N.B. Please note that while this post talks about MVPs (which we may or may not agree about their scope and definition), it is mostly concerned with experimental features (whether a graduated product or not). Discussing “viability” is part of the issue, but I did put out a list of questions, which are more detailed and less controversial. Please don't get hung up on MVP and its definition, but rather try to address the "Concrete Questions".
This is inspired by this post/comment on MSO.
Over the past few years, we’ve seen a pattern: new features and experiments ship that lack core functionality, only to be quietly retracted or left to languish. That cycle undermines trust in every future experiment. I’d like to start a discussion to reach a clearer view of what a Minimum Viable Product (MVP)1 should include, and what guardrails we need to protect existing workflows.
Why this matters
Documentation’s rocky launch
Documentation was introduced back in 2016 as a collaborative “how-to” library, amassed thousands of examples—but failed in under a year. Key issues: no full-text search, limited moderation tools, and UI gaps that hid good content. Volunteers invested time that ultimately went to waste, and the very idea of crowd-authored tutorials was tainted.Discussions without the basics
Discussions was built to host opinion-based, architecture, or experience-driven questions. It was also launched as an alternative to Chat to address issues such as sub-optimal search. Yet, Discussions came without search, effective tagging, moderation tools, or downvotes (they were removed at a later date). Months later, it still feels like an unfiltered chat room (ironically with less features than Chat)—hardly the “forum” it was branded to be.Comment experiment
The latest example is February 2025’s comment experiment, a feature to ask “follow-up questions” was added that left even veteran users confused, broke moderation and review tools, etc. The UI hiccups that ensued made me, and many others, doubt whether any comment-system change could ever work.
Each of these experiments shipped without essentials, and the community, at least in part, ended up blaming the idea, while in reality the implementation was the main culprit.2 This makes it harder to revisit promising concepts later.
Concrete questions for the community
Core functionality
- What minimal feature set must be in place before an experiment goes live?
- Is there a general “checklist” that we can rely on in order to decide whether a product is an MVP or not?
Non-destructive rollouts
- Should experiments ever disable existing capabilities?
- If a disruptive change is unavoidable, how should it be communicated, measured, and potentially reversed?
Timing of community consultation
- At what development stage should product teams engage experienced users or moderators?3
- Which venues—Meta posts, dedicated chat rooms, beta programs—are most effective for early feedback? (For instance, some of the changes to the UI, can be distributed as userscripts to be tested by community members before they get rolled out.)4
Measuring harm vs. value
- Beyond raw usage metrics, how do we detect when a feature is causing more problems than it solves?
- What process should exist for swift rollback or remediation if an experiment degrades the experience?
“Small tweaks to Discussion or to comments are not going to achieve ambitious goals.”
That insight applies not just to high-level strategy but also to how we deliver new features.
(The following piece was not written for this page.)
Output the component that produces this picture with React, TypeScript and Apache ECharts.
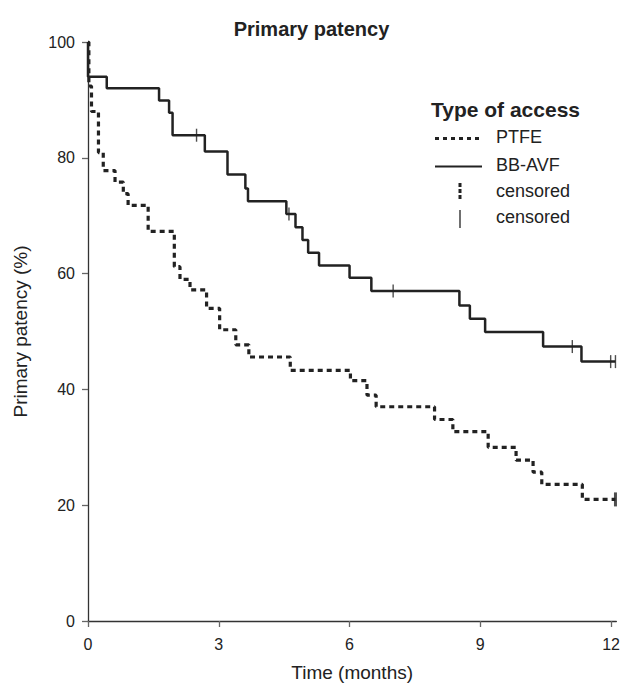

If we can agree on a clear, enforceable definition of “viable” and a shared rollback plan, future experiments won’t feel like blind swings.
What examples of “just right” MVPs have you seen on Stack Exchange? Which launches clearly missed the mark—and what lessons can we carry forward? How can we establish solid guardrails so that the next big idea lands ready for success?
1. Also see this article about Minimum Viable Products/Features (MVPs/MVFs), specifically: "A minimum viable product (MVP) is often mistaken as the first general release of a product, the initial offering that is good enough to address the early market. But for most products, an MVP should be a much earlier and cruder version that acts as a learning device—a means to test a crucial assumption and make the right product decision".
2. I am not claiming that there are no bad ideas/features; just saying that at least some of the experiments could have been successful if they were conducted properly.
3. I have previously touched on this matter in my answer to What can be cut away, and why?.
4. Credit goes to Kevin B, but I cannot find the message.